In contemporary America, such an observation may be accurate, but the roots of the right extend back to the English Bill of Rights, circa 1689. At that time, the previous Catholic King of England had selectively excluded Protestants from militia service and had promoted Catholics into officer posistions within the militia. Militia service was viewed as both a right and a duty. A contemporary analog of such a right-duty analog can be associated with jury service (wherein the duty aspect seemingly outweighs the right aspect) and with voting (where the right aspect seemingly outweighs the duty aspect).

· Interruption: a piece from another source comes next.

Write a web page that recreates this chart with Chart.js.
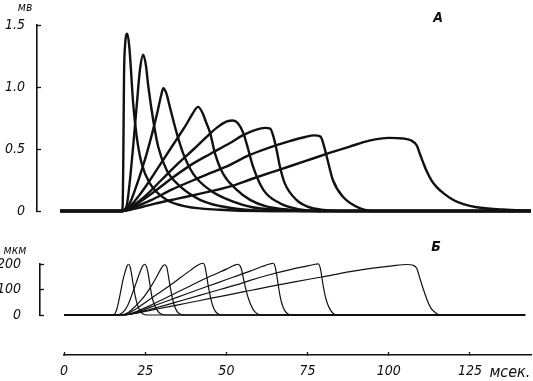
<!DOCTYPE html>
<html>
<head>
<meta charset="utf-8">
<script src="https://cdn.jsdelivr.net/npm/chart.js@4/dist/chart.umd.min.js"></script>
<style>
  html,body{margin:0;padding:0;background:#fff;}
  #wrap{position:relative;width:533px;height:381px;overflow:hidden;background:#fff;}
  .pane{position:absolute;left:0;width:533px;}
  canvas{display:block;}
</style>
</head>
<body>
<div id="wrap">
  <div class="pane" style="top:0;height:226px;"><canvas id="cA" width="533" height="226"></canvas></div>
  <div class="pane" style="top:234px;height:96px;"><canvas id="cB" width="533" height="96"></canvas></div>
  <div class="pane" style="top:330px;height:51px;"><canvas id="cT" width="533" height="51"></canvas></div>
</div>
<script>
// ---------- data (time in ms) ----------
// Panel A: potential, mV
const traceA1 = [[-1.2,0],[17.8,0],[18.1,0.05],[18.3,0.5],[18.5,1.1],[18.8,1.33],[19.5,1.43],[20.1,1.33],[20.6,1.15],[21.3,0.87],[22.4,0.6],[23.9,0.385],[26.5,0.22],[31.6,0.09],[37.8,0.035],[48,0.01],[60,0],[143.8,0]];
const traceA2 = [[-1.2,0],[17.5,0],[18.5,0.01],[19.3,0.04],[20.2,0.22],[21.3,0.52],[22.4,0.85],[23.4,1.14],[24.4,1.26],[25.2,1.18],[26.0,1.0],[27.5,0.73],[29.0,0.52],[31.6,0.33],[35.7,0.2],[41.9,0.09],[48,0.04],[56,0.01],[65,0],[143.8,0]];
const traceA3 = [[-1.2,0],[17.9,0],[19,0.02],[20.3,0.065],[22,0.18],[23.8,0.32],[25.5,0.465],[27.2,0.63],[28.8,0.8],[29.9,0.93],[30.6,0.99],[31.5,0.95],[32.6,0.84],[34.7,0.63],[36.7,0.465],[39.8,0.3],[44.9,0.17],[52.1,0.075],[58,0.03],[66,0.01],[75,0],[143.8,0]];
const traceA4 = [[-1.2,0],[18,0],[20,0.03],[23,0.12],[26,0.23],[29,0.35],[32,0.47],[35,0.59],[37.5,0.69],[39.5,0.78],[41.3,0.84],[42.5,0.8],[43.7,0.72],[45.0,0.63],[46.5,0.465],[49,0.3],[53.2,0.17],[57.3,0.09],[62,0.04],[70,0.01],[78,0],[143.8,0]];
const traceA5 = [[-1.2,0],[18,0],[21,0.04],[25,0.12],[30,0.25],[35,0.38],[40,0.5],[44,0.6],[47,0.67],[50,0.72],[52,0.73],[53.5,0.71],[55.2,0.63],[56.7,0.5],[58.2,0.36],[61.4,0.17],[66.5,0.062],[72,0.015],[78,0],[143.8,0]];
const traceA6 = [[-1.2,0],[18,0],[22,0.05],[27,0.14],[33,0.26],[39,0.37],[45,0.46],[51,0.546],[55,0.61],[59,0.655],[62,0.67],[63.5,0.665],[64.5,0.6],[65.5,0.49],[66.5,0.357],[68,0.223],[71.6,0.089],[75,0.035],[80,0.008],[85,0],[143.8,0]];
const traceA7 = [[-1.2,0],[18,0],[22,0.035],[27,0.09],[33,0.17],[40,0.25],[46,0.315],[51,0.37],[57,0.45],[63,0.51],[69,0.56],[74,0.595],[77,0.61],[79,0.6],[80,0.53],[80.9,0.44],[82.8,0.25],[85.9,0.115],[91,0.024],[96,0],[143.8,0]];
const traceA8 = [[-1.2,0],[18,0],[22,0.02],[28,0.06],[35,0.1],[42,0.14],[51,0.196],[58,0.26],[66,0.33],[74,0.4],[82,0.47],[88,0.52],[94,0.567],[100,0.59],[104.4,0.585],[106.8,0.57],[108.6,0.53],[109.6,0.46],[110.6,0.39],[111.7,0.32],[113.2,0.245],[114.7,0.195],[117,0.14],[119.9,0.089],[123,0.055],[127.1,0.03],[135.2,0.012],[143.8,0]];

// Panel Б: displacement, µm
const traceB1 = [[0,0],[14,0],[15.3,2],[16.2,20],[17.2,76],[18.1,135],[18.8,169],[19.4,192],[19.9,199],[20.4,187],[20.8,160],[21.3,120],[21.9,76],[22.6,40],[23.4,16],[24.2,5],[25,1],[26,0],[142,0]];
const traceB2 = [[0,0],[16,0],[17.2,3],[18.5,15],[19.7,40],[20.8,76],[22.1,122],[23.4,169],[24.3,194],[24.9,199],[25.5,185],[26.0,156],[26.5,115],[27.0,76],[27.7,45],[28.5,23],[29.3,9],[30.1,3],[31,0],[142,0]];
const traceB3 = [[0,0],[17,0],[18.5,3],[20,12],[22,35],[24,62],[24.9,76],[26.8,112],[28.5,149],[29.8,180],[30.5,193],[31.1,197],[31.7,185],[32.1,156],[32.6,118],[33.2,76],[33.9,40],[34.7,16],[35.4,6],[36.2,2],[37,0],[142,0]];
const traceB4 = [[0,0],[17.5,0],[19,3],[21,15],[24,40],[27,67],[30,93],[33,120],[36,148],[39,176],[41,194],[42.3,202],[42.9,203],[43.4,190],[43.9,156],[44.4,115],[45.0,76],[45.7,40],[46.5,16],[47.5,4],[48.6,0],[142,0]];
const traceB5 = [[0,0],[18,0],[20,3],[23,17],[27,40],[31,65],[35,90],[39,115],[43,140],[47,163],[50,180],[52.3,194],[53.5,199],[54.5,185],[55.3,140],[56.2,90],[57.2,50],[58.3,20],[59.5,5],[61,0],[142,0]];
const traceB6 = [[0,0],[18,0],[20,3],[24,18],[29,42],[35,70],[41,98],[47,125],[52,148],[57.3,172],[61,190],[63.3,200],[64.4,203],[65,190],[65.5,156],[66,115],[66.5,76],[67.2,40],[68,16],[69,4],[70.1,0],[142,0]];
const traceB7 = [[0,0],[18,0],[20,2],[24,13],[30,34],[36,56],[42,78],[48,100],[53,118],[57.3,136],[63,157],[69,176],[74,190],[77.3,199],[78.3,201],[78.9,185],[79.3,156],[79.8,115],[80.4,76],[81.1,45],[81.9,23],[82.8,7],[84,0],[142,0]];
const traceB8 = [[0,0],[18,0],[20,2],[23,9],[27,19],[32,32],[38,47],[45,65],[51,80],[57.3,96],[64,113],[71,130],[79.3,149],[88.1,170],[95,184],[101,193],[105.5,198],[107.5,195],[108.6,183],[109.6,143],[110.6,103],[111.7,63],[112.5,38],[113.2,23],[114.5,8],[115.8,0],[142,0]];

// ticks
const yTickValuesA = [0, 0.5, 1.0, 1.5];
const yTickLabelsA = ['0', '0.5', '1.0', '1.5'];
const yTickValuesB = [0, 100, 200];
const yTickLabelsB = ['0', '100', '200'];
const timeTickValues = [0, 25, 50, 75, 100, 125, 137.3];
const timeTickLabels = ['0', '25', '50', '75', '100', '125', 'мсек.'];
const unitA = 'мв', panelA = 'A';
const unitB = 'мкм', panelB = 'Б';

// ---------- styling ----------
const INK = '#111';
const FONT_FAMILY = "'Liberation Sans Narrow','DejaVu Sans Condensed','Liberation Sans',sans-serif";
const tickFont = {family: FONT_FAMILY, style: 'italic', size: 14};
const unitTickFont = {family: FONT_FAMILY, style: 'italic', size: 16};

const textPlugin = {
  id: 'panelText',
  afterDraw(chart, args, opts) {
    const ctx = chart.ctx;
    ctx.save();
    ctx.fillStyle = INK;
    ctx.textBaseline = 'middle';
    (opts.items || []).forEach(t => {
      ctx.font = t.font;
      ctx.textAlign = t.align || 'center';
      ctx.fillText(t.text, t.x, t.y);
    });
    ctx.restore();
  }
};

function toXY(arr) { return arr.map(p => ({x: p[0], y: p[1]})); }
function lineDs(arr, w) {
  return {data: toXY(arr), borderColor: INK, borderWidth: w, pointRadius: 0,
          fill: false, cubicInterpolationMode: 'monotone', clip: false};
}
function yAxis(vals, labels, min, max, width, pad) {
  return {
    type: 'linear', position: 'left', min: min, max: max,
    afterBuildTicks: s => { s.ticks = vals.map(v => ({value: v})); },
    afterFit: s => { s.width = width; s.paddingTop = 0; s.paddingBottom = 0; },
    ticks: {color: INK, font: tickFont, padding: pad,
            callback: (v, i) => labels[i]},
    grid: {display: true, drawOnChartArea: false, drawTicks: true, tickLength: -4,
           tickColor: INK, tickWidth: 1.3},
    border: {display: true, color: INK, width: 1.6}
  };
}
const common = {responsive: false, animation: false, devicePixelRatio: 1,
                events: [], plugins: {legend: {display: false}, tooltip: {enabled: false}}};

const X_MIN_A = -8.3, X_MIN_B = -7.4, X_MAX = 143.8;

// ---------- Panel A ----------
new Chart(document.getElementById('cA'), {
  type: 'line',
  data: {datasets: [traceA1, traceA2, traceA3, traceA4, traceA5, traceA6, traceA7, traceA8].map(a => lineDs(a, 2.4))},
  options: Object.assign({}, common, {
    layout: {padding: {top: 25, bottom: 15, left: 0, right: 2}},
    scales: {
      x: {type: 'linear', min: X_MIN_A, max: X_MAX, display: false},
      y: yAxis(yTickValuesA, yTickLabelsA, 0, 1.5, 37, 16)
    },
    plugins: Object.assign({}, common.plugins, {
      panelText: {items: [
        {text: unitA, x: 25, y: 8, font: "italic 12px " + FONT_FAMILY},
        {text: panelA, x: 438, y: 18, font: "italic bold 14px " + FONT_FAMILY}
      ]}
    })
  }),
  plugins: [textPlugin]
});

// ---------- Panel Б ----------
new Chart(document.getElementById('cB'), {
  type: 'line',
  data: {datasets: [traceB1, traceB2, traceB3, traceB4, traceB5, traceB6, traceB7, traceB8].map(a => lineDs(a, 1.2))},
  options: Object.assign({}, common, {
    layout: {padding: {top: 30, bottom: 15, left: 0, right: 2}},
    scales: {
      x: {type: 'linear', min: X_MIN_B, max: X_MAX, display: false},
      y: yAxis(yTickValuesB, yTickLabelsB, 0, 200, 40, 23)
    },
    plugins: Object.assign({}, common.plugins, {
      panelText: {items: [
        {text: unitB, x: 15, y: 17, font: "italic 12px " + FONT_FAMILY},
        {text: panelB, x: 436, y: 13, font: "italic bold 14px " + FONT_FAMILY}
      ]}
    })
  }),
  plugins: [textPlugin]
});

// ---------- Time axis ----------
new Chart(document.getElementById('cT'), {
  type: 'line',
  data: {datasets: []},
  options: Object.assign({}, common, {
    layout: {padding: {top: 0, bottom: 0, left: 64, right: 2}},
    scales: {
      x: {
        type: 'linear', position: 'bottom', min: 0, max: X_MAX,
        afterBuildTicks: s => { s.ticks = timeTickValues.map(v => ({value: v})); },
        afterFit: s => { s.height = 26; s.paddingLeft = 0; s.paddingRight = 0; },
        ticks: {color: INK, padding: 11, autoSkip: false, maxRotation: 0,
                font: c => (c.index === timeTickValues.length - 1 ? unitTickFont : tickFont),
                callback: (v, i) => timeTickLabels[i]},
        grid: {display: true, drawOnChartArea: false, drawTicks: true, tickLength: -3,
               tickWidth: 1.3,
               tickColor: c => (c.index === timeTickValues.length - 1 ? 'rgba(0,0,0,0)' : INK)},
        border: {display: true, color: INK, width: 1.6}
      },
      y: {display: false, min: 0, max: 1}
    }
  })
});
</script>
</body>
</html>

Thus the "right" associated with militia service implicates your ability not to be excluded from said service based upon grounds not associated with your ability to perform the required duties.
The key difference in the 2nd Amendment is the inclusion of the word "keep" therein. "Keep" seems to be associated with contemporary English game laws prohibiting the "keeping" of engines of destruction used to kill game. Case law arising under such statutes specifically excluded firearms from the coverage of such statutes because of the English Bill of Rights.
Joyce Lee Malcom, The Right of the People to Keep and Bear Arms: The Common Law Tradition, 10 Hastings Const. L.Q. 285-314 (1983) is a good reference for this aspect of the 2nd Amendment.
Mr. Hardy,
I believe your final paragraph is right on. Result oriented jurisprudence is obvious in many gun rights cases. Courts averse to the politically incorrect result will find a way to save an anti-gun law if they want. The Collective Rights interpretation is a farce when put up to textualist and purposivist scrutiny.
C.A.G.
Some questions:
1. what is a "trial do novo"?
2. what happened in 1905? i.e what was the resolution of the case?
3. how does this relate to today's collective rights view?